## Begin Recorded data

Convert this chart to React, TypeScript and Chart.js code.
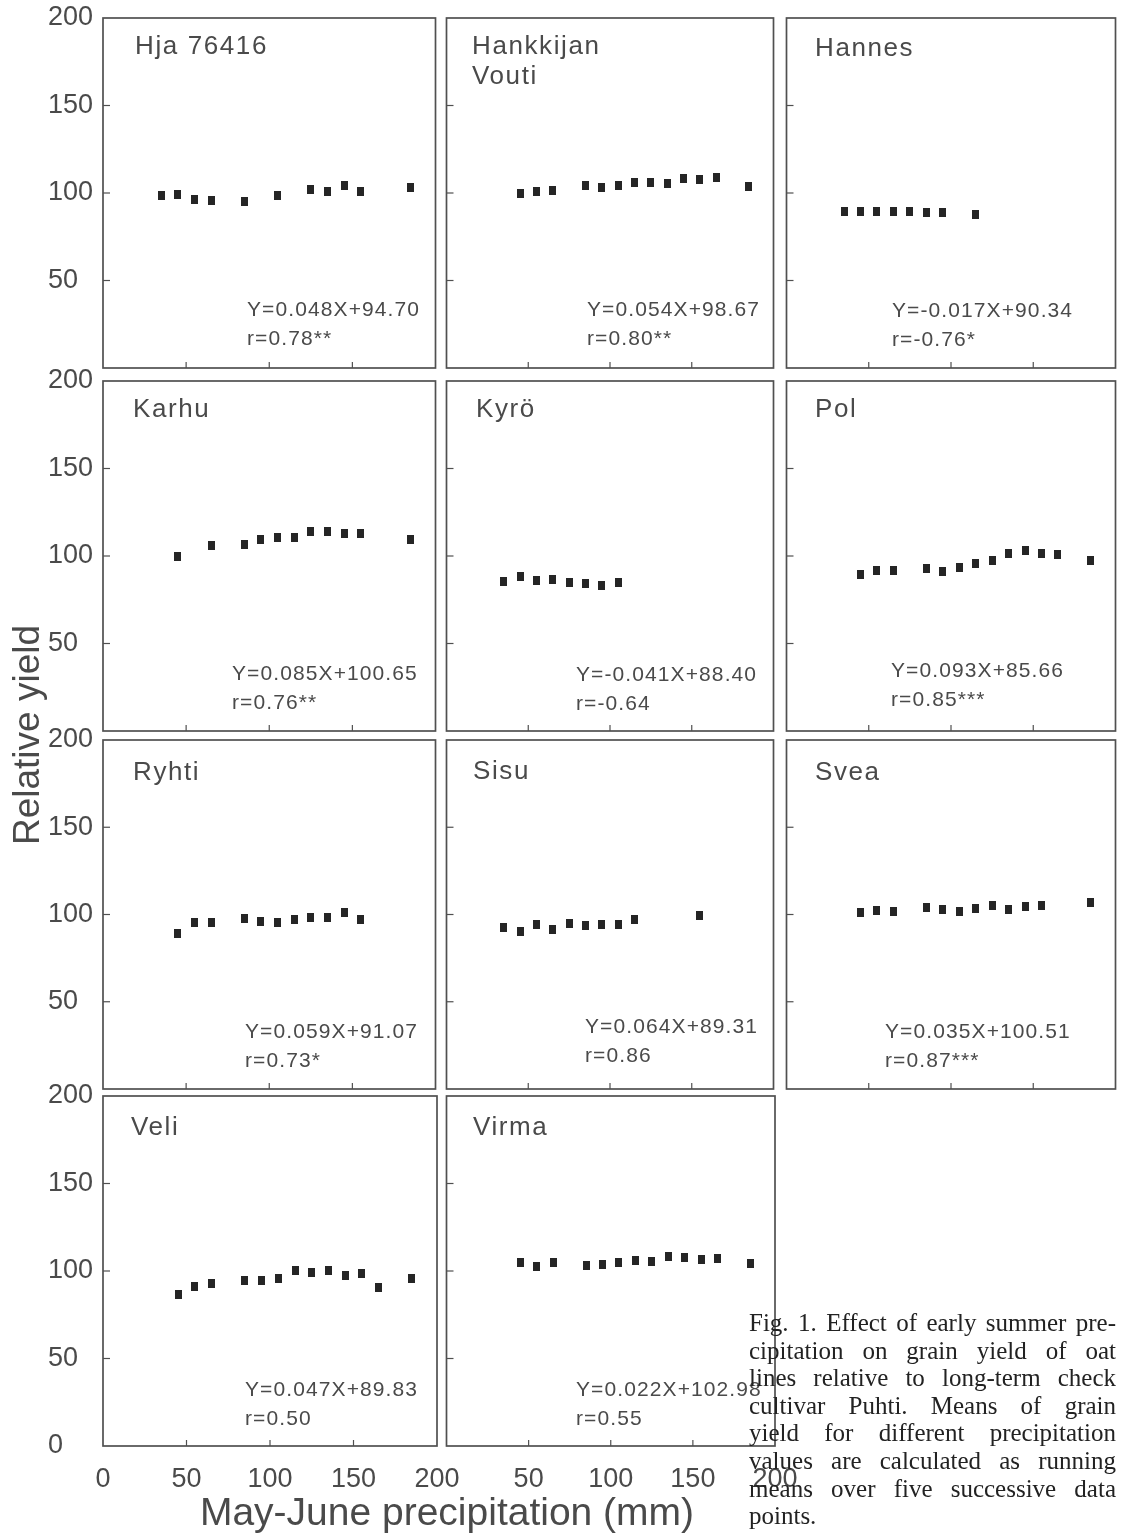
import React, { useEffect, useRef } from "react";
import { Chart, registerables } from "chart.js";

Chart.register(...registerables);

// ---------------- data ----------------
const X_MIN = 0;
const X_MAX = 200;
const X_STEP = 50;
const Y_MIN = 0;
const Y_MAX = 200;
const Y_STEP = 50;

const hjaPrecip = [35, 45, 55, 65, 85, 105, 125, 135, 145, 155, 185];
const hjaYield = [98.6, 98.9, 96.4, 95.8, 95.2, 98.5, 102.2, 100.7, 104.1, 100.9, 103.4];

const voutiPrecip = [45, 55, 65, 85, 95, 105, 115, 125, 135, 145, 155, 165, 185];
const voutiYield = [99.7, 100.8, 101.7, 104.2, 103.1, 104.2, 106.2, 106.2, 105.5, 108.5, 107.6, 108.8, 103.8];

const hannesPrecip = [35, 45, 55, 65, 75, 85, 95, 115];
const hannesYield = [89.2, 89.6, 89.4, 89.4, 89.4, 88.9, 88.6, 87.9];

const karhuPrecip = [45, 65, 85, 95, 105, 115, 125, 135, 145, 155, 185];
const karhuYield = [99.6, 105.9, 106.3, 109.3, 110.6, 110.6, 113.8, 114.2, 112.7, 112.7, 109.7];

const kyroPrecip = [35, 45, 55, 65, 75, 85, 95, 105];
const kyroYield = [85.4, 88.5, 86.2, 86.8, 84.8, 84.3, 83.4, 85.1];

const polPrecip = [45, 55, 65, 85, 95, 105, 115, 125, 135, 145, 155, 165, 185];
const polYield = [89.6, 91.9, 91.5, 92.6, 91.3, 93.4, 96.0, 97.7, 101.4, 103.1, 101.4, 100.6, 97.6];

const ryhtiPrecip = [45, 55, 65, 85, 95, 105, 115, 125, 135, 145, 155];
const ryhtiYield = [89.2, 95.6, 95.5, 97.9, 96.0, 95.6, 97.2, 98.3, 98.3, 101.0, 97.0];

const sisuPrecip = [35, 45, 55, 65, 75, 85, 95, 105, 115, 155];
const sisuYield = [92.8, 90.5, 94.1, 91.3, 94.9, 93.9, 94.1, 94.3, 97.3, 99.2];

const sveaPrecip = [45, 55, 65, 85, 95, 105, 115, 125, 135, 145, 155, 185];
const sveaYield = [101.3, 102.3, 101.7, 103.8, 102.6, 101.9, 103.4, 105.1, 103.0, 104.7, 105.3, 106.6];

const veliPrecip = [45, 55, 65, 85, 95, 105, 115, 125, 135, 145, 155, 165, 185];
const veliYield = [86.4, 90.9, 93.0, 94.5, 94.5, 95.6, 100.2, 99.3, 100.4, 97.3, 98.5, 90.3, 95.5];

const virmaPrecip = [45, 55, 65, 85, 95, 105, 115, 125, 135, 145, 155, 165, 185];
const virmaYield = [104.7, 102.7, 105.1, 103.2, 103.8, 105.1, 106.1, 105.5, 108.1, 108.0, 106.3, 107.2, 104.4];

const cultivarNames = [
  ["Hja 76416"],
  ["Hankkijan", "Vouti"],
  ["Hannes"],
  ["Karhu"],
  ["Kyrö"],
  ["Pol"],
  ["Ryhti"],
  ["Sisu"],
  ["Svea"],
  ["Veli"],
  ["Virma"],
];
const equations = [
  "Y=0.048X+94.70",
  "Y=0.054X+98.67",
  "Y=-0.017X+90.34",
  "Y=0.085X+100.65",
  "Y=-0.041X+88.40",
  "Y=0.093X+85.66",
  "Y=0.059X+91.07",
  "Y=0.064X+89.31",
  "Y=0.035X+100.51",
  "Y=0.047X+89.83",
  "Y=0.022X+102.98",
];
const correlations = [
  "r=0.78**",
  "r=0.80**",
  "r=-0.76*",
  "r=0.76**",
  "r=-0.64",
  "r=0.85***",
  "r=0.73*",
  "r=0.86",
  "r=0.87***",
  "r=0.50",
  "r=0.55",
];
const precipSeries = [
  hjaPrecip, voutiPrecip, hannesPrecip, karhuPrecip, kyroPrecip, polPrecip,
  ryhtiPrecip, sisuPrecip, sveaPrecip, veliPrecip, virmaPrecip,
];
const yieldSeries = [
  hjaYield, voutiYield, hannesYield, karhuYield, kyroYield, polYield,
  ryhtiYield, sisuYield, sveaYield, veliYield, virmaYield,
];

const xAxisTitle = "May-June precipitation (mm)";
const yAxisTitle = "Relative yield";
const captionLines = [
  "Fig. 1. Effect of early summer pre-",
  "cipitation on grain yield of oat",
  "lines relative to long-term check",
  "cultivar Puhti. Means of grain",
  "yield for different precipitation",
  "values are calculated as running",
  "means over five successive data",
  "points.",
];

// ---------------- layout ----------------
const COL_LEFT = [103, 445, 785];
const COL_RIGHT = [437, 775, 1117];
const ROW_TOP = [18, 381, 740, 1096];
const ROW_BOTTOM = [368, 731, 1089, 1446];

// name position (left, center y), equation position (left, center y)
const PANEL_LAYOUT = [
  { col: 0, row: 0, name: [135, 45], eq: [247, 308] },
  { col: 1, row: 0, name: [472, 45], eq: [587, 308] },
  { col: 2, row: 0, name: [815, 47], eq: [892, 309] },
  { col: 0, row: 1, name: [133, 408], eq: [232, 672] },
  { col: 1, row: 1, name: [476, 408], eq: [576, 673] },
  { col: 2, row: 1, name: [815, 408], eq: [891, 669] },
  { col: 0, row: 2, name: [133, 771], eq: [245, 1030] },
  { col: 1, row: 2, name: [473, 770], eq: [585, 1025] },
  { col: 2, row: 2, name: [815, 771], eq: [885, 1030] },
  { col: 0, row: 3, name: [131, 1126], eq: [245, 1388] },
  { col: 1, row: 3, name: [473, 1126], eq: [576, 1388] },
];

const SANS = "'Liberation Sans', Arial, Helvetica, sans-serif";
const SERIF = "'Liberation Serif', 'Times New Roman', serif";
const TEXT_GRAY = "#4a4a4a";
const FRAME_COLOR = "#505050";

const framePlugin = {
  id: "frame",
  afterDraw(chart: any) {
    const { ctx, chartArea: a, scales } = chart;
    ctx.save();
    ctx.strokeStyle = FRAME_COLOR;
    ctx.lineWidth = 1.7;
    ctx.strokeRect(a.left, a.top, a.right - a.left, a.bottom - a.top);
    ctx.lineWidth = 1.2;
    for (const t of scales.y.ticks) {
      if (t.value > Y_MIN && t.value < Y_MAX) {
        const y = scales.y.getPixelForValue(t.value);
        ctx.beginPath();
        ctx.moveTo(a.left, y);
        ctx.lineTo(a.left + 7, y);
        ctx.stroke();
      }
    }
    for (const t of scales.x.ticks) {
      if (t.value > X_MIN && t.value < X_MAX) {
        const x = scales.x.getPixelForValue(t.value);
        ctx.beginPath();
        ctx.moveTo(x, a.bottom);
        ctx.lineTo(x, a.bottom - 6);
        ctx.stroke();
      }
    }
    ctx.restore();
  },
};

function Panel({ index }: { index: number }) {
  const ref = useRef<HTMLCanvasElement>(null);
  const { col, row } = PANEL_LAYOUT[index];
  const left = COL_LEFT[col];
  const right = COL_RIGHT[col];
  const top = ROW_TOP[row];
  const bottom = ROW_BOTTOM[row];
  const firstCol = col === 0;
  const bottomRow = row === 3;
  const padL = firstCol ? 63 : 4;
  const padT = 16;
  const padR = bottomRow ? 30 : 4;
  const padB = bottomRow ? 50 : 16;
  const W = right - left + padL + padR;
  const H = bottom - top + padT + padB;

  useEffect(() => {
    const marker = document.createElement("canvas");
    marker.width = 7;
    marker.height = 9;
    const mctx = marker.getContext("2d")!;
    mctx.fillStyle = "#252525";
    mctx.fillRect(0, 0, 7, 9);

    const xs = precipSeries[index];
    const ys = yieldSeries[index];
    const chart = new Chart(ref.current!, {
      type: "scatter",
      data: {
        datasets: [
          {
            data: xs.map((x, i) => ({ x, y: ys[i] })),
            pointStyle: marker as any,
            pointRadius: 4.5,
            showLine: false,
          },
        ],
      },
      options: {
        animation: false,
        responsive: false,
        devicePixelRatio: 1,
        layout: { padding: { left: firstCol ? 8 : 4, top: padT, right: padR, bottom: 0 } },
        plugins: { legend: { display: false }, tooltip: { enabled: false } },
        scales: {
          x: {
            type: "linear",
            position: "bottom",
            min: X_MIN,
            max: X_MAX,
            grid: { display: false },
            border: { display: false },
            ticks: {
              display: bottomRow,
              stepSize: X_STEP,
              padding: 9,
              maxRotation: 0,
              autoSkip: false,
              color: TEXT_GRAY,
              font: { family: SANS, size: 27 },
              callback: (v: any) => (col > 0 && v === X_MIN ? "" : String(v)),
            },
            afterFit: (s: any) => {
              s.height = padB;
              s.paddingLeft = 0;
              s.paddingRight = 0;
            },
          },
          y: {
            type: "linear",
            min: Y_MIN,
            max: Y_MAX,
            grid: { display: false },
            border: { display: false },
            ticks: {
              display: firstCol,
              stepSize: Y_STEP,
              padding: 6,
              crossAlign: "far",
              color: TEXT_GRAY,
              font: { family: SANS, size: 27 },
              callback: (v: any) => (row < 3 && v === Y_MIN ? "" : String(v)),
            },
            afterFit: (s: any) => {
              s.width = firstCol ? 55 : 0;
              s.paddingTop = 0;
              s.paddingBottom = 0;
            },
          },
        },
      } as any,
      plugins: [framePlugin],
    });
    return () => chart.destroy();
  }, []);

  return (
    <canvas
      ref={ref}
      width={W}
      height={H}
      style={{ position: "absolute", left: left - padL, top: top - padT, width: W, height: H }}
    />
  );
}

function PanelTexts({ index }: { index: number }) {
  const lay = PANEL_LAYOUT[index];
  const nameLH = 30;
  const eqLH = 29;
  return (
    <>
      <div
        style={{
          position: "absolute",
          left: lay.name[0],
          top: lay.name[1] - nameLH / 2,
          fontFamily: SANS,
          fontSize: 26,
          lineHeight: `${nameLH}px`,
          letterSpacing: "1.6px",
          color: TEXT_GRAY,
          whiteSpace: "nowrap",
        }}
      >
        {cultivarNames[index].map((n, i) => (
          <div key={i}>{n}</div>
        ))}
      </div>
      <div
        style={{
          position: "absolute",
          left: lay.eq[0],
          top: lay.eq[1] - eqLH / 2,
          fontFamily: SANS,
          fontSize: 21,
          lineHeight: `${eqLH}px`,
          letterSpacing: "1.1px",
          color: TEXT_GRAY,
          whiteSpace: "nowrap",
        }}
      >
        <div>{equations[index]}</div>
        <div>{correlations[index]}</div>
      </div>
    </>
  );
}

export default function App() {
  return (
    <div
      style={{
        position: "absolute",
        left: 0,
        top: 0,
        width: 1127,
        height: 1533,
        background: "#fff",
        overflow: "hidden",
      }}
    >
      {PANEL_LAYOUT.map((_, i) => (
        <Panel key={`p${i}`} index={i} />
      ))}
      {PANEL_LAYOUT.map((_, i) => (
        <PanelTexts key={`t${i}`} index={i} />
      ))}
      <div
        style={{
          position: "absolute",
          left: 27 - 200,
          top: 735 - 22,
          width: 400,
          height: 44,
          lineHeight: "44px",
          textAlign: "center",
          transform: "rotate(-90deg)",
          fontFamily: SANS,
          fontSize: 37,
          color: TEXT_GRAY,
          whiteSpace: "nowrap",
        }}
      >
        {yAxisTitle}
      </div>
      <div
        style={{
          position: "absolute",
          left: 447 - 300,
          top: 1512 - 23,
          width: 600,
          height: 46,
          lineHeight: "46px",
          textAlign: "center",
          fontFamily: SANS,
          fontSize: 39,
          color: TEXT_GRAY,
          whiteSpace: "nowrap",
        }}
      >
        {xAxisTitle}
      </div>
      <div
        style={{
          position: "absolute",
          left: 749,
          top: 1309,
          width: 367,
          fontFamily: SERIF,
          fontSize: 25,
          lineHeight: "27.6px",
          color: "#222",
        }}
      >
        {captionLines.map((line, i) => (
          <div
            key={i}
            style={{
              whiteSpace: "nowrap",
              height: 27.6,
              textAlign: i < captionLines.length - 1 ? "justify" : "left",
              textAlignLast: i < captionLines.length - 1 ? "justify" : "left",
            }}
          >
            {line}
          </div>
        ))}
      </div>
    </div>
  );
}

## End Recorded data

## Job
Everything from the first line of the listing above through the line that contains "104.1, 100.9, 103.4];" is to be restated word for word, minus the pictures.

## Final result
Convert this chart to React, TypeScript and Chart.js code.
import React, { useEffect, useRef } from "react";
import { Chart, registerables } from "chart.js";

Chart.register(...registerables);

// ---------------- data ----------------
const X_MIN = 0;
const X_MAX = 200;
const X_STEP = 50;
const Y_MIN = 0;
const Y_MAX = 200;
const Y_STEP = 50;

const hjaPrecip = [35, 45, 55, 65, 85, 105, 125, 135, 145, 155, 185];
const hjaYield = [98.6, 98.9, 96.4, 95.8, 95.2, 98.5, 102.2, 100.7, 104.1, 100.9, 103.4];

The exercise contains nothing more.